To ask the Scottish Executive whether it is satisfied that current planning laws are adequate to deal with rapid, competing supermarket developments and to ensure fairness and long-term benefit. (S2O-11899)

Photo of Des McNulty Des McNulty Labour

Although Scottish planning policy is not concerned with regulating competition, it aims to ensure that all sectors of the community have access to a choice of shopping, therefore it supports the protection and enhancement of town centres and indicates that they should be the first choice for new shopping developments.

Photo of Andrew Welsh Andrew Welsh Scottish National Party

In the face of the increasing rivalry between supermarket chains, which are well armed with the best, most expert legal and planning advisers, and are building up land banks and effectively blocking or delaying decisions affecting large and small towns throughout Scotland, what is the Government doing to ensure that the wishes and best long-term interests of local residents are protected?

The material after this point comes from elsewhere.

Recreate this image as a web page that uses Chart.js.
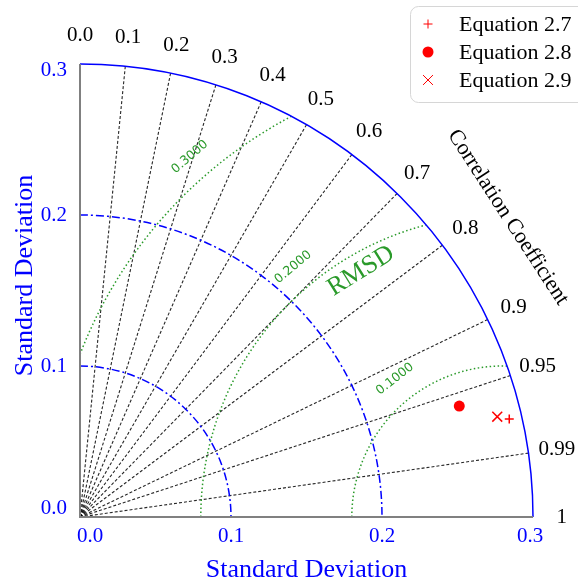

May I again express to the minister the frustration of the people of Arbroath, whose clearly expressed location preference has been denied, while another location decision is being held up in the minister's department? When will he announce his decision on the Arbroath situation, which illustrates a serious and more general national problem?

Photo of Des McNulty Des McNulty Labour

In relation to the Arbroath situation, the developer also requires consent for road construction under the Roads (Scotland) Act 1984. That consent was refused by Angus Council, and the developer subsequently appealed the decision to the Scottish ministers. As Andrew Welsh is aware, it is a complex local issue. It is extremely important that the Scottish ministers carefully consider all the evidence that is put forward not just by the developer but by other interested parties, including members of the local community, who have the right under the 1984 act to make representations prior to a decision being reached. The process is now at an advanced stage, and it is anticipated that the decision on whether or not to grant a road construction consent will be made very soon. I am sure that members will appreciate that it would not be appropriate for me to make any further comment at this stage that could be prejudicial to the eventual outcome.